Use of the Right Hand
When eating with your hands only use your right hand, this too applies when shaking hands with others or to make a gesture in an effort to attract attention. Both hands are generally used when making or receiving an offering to or from another person, or during a temple visit.
Considered sacred in Bali, a persons head represents the location where the soul of a person is said to reside. Refrain from ever touching the head of a Balinese man, woman or child.
Prior to taking photographs always ensure you have the permission of the person first. Many temples allow photographs to be taken however this should first be confirmed, followed by making a small donation.
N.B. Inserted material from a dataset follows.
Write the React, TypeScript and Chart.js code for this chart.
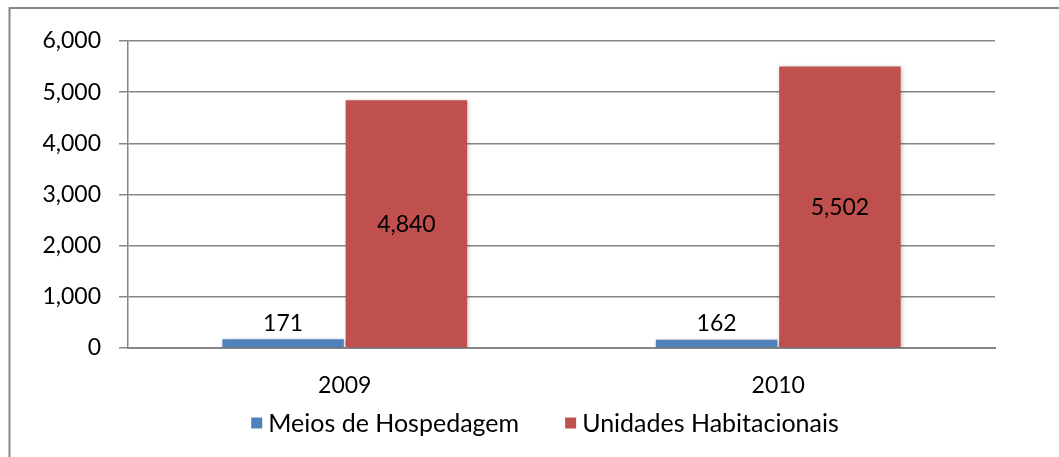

Keep an eye out for signs too, which are displayed in areas where the taking of photographs is prohibited.
Do not point your index finger, as it is considered highly offensive. To get the attention of another, wave your hand with your palm facing down, drawing the fingers toward yourself.
When entering a temple or someone's home always remove your shoes prior to entering. If you tend to forget this tip, however if you notice a row of shoes outside the door, this should assist to get into the habit.
Never point your feet at someone, or rest them on something elevated.
Never sit on desks or tables, as its considered unsanitary.
Bali is only 8 degrees south of the equator providing relatively stable climactic conditions, with average annual temperatures of approximately 27 - 30 degrees and humidity levels of around 85%.
Areas at low elevations have temperatures which vary greatly from those experienced in the mountainous regions of Bali with temperatures much cooler providing relief to those who prefer a cooler climate.
Bali’s dry season falls between April and September, with most tourists visiting during the months of July, August and December. The monsoon, or wet season typically occurs between the months of October to March. The central mountain areas of the island are typically cooler and more susceptible to rain than the coastal areas. At night temperatures can drop significantly in these areas.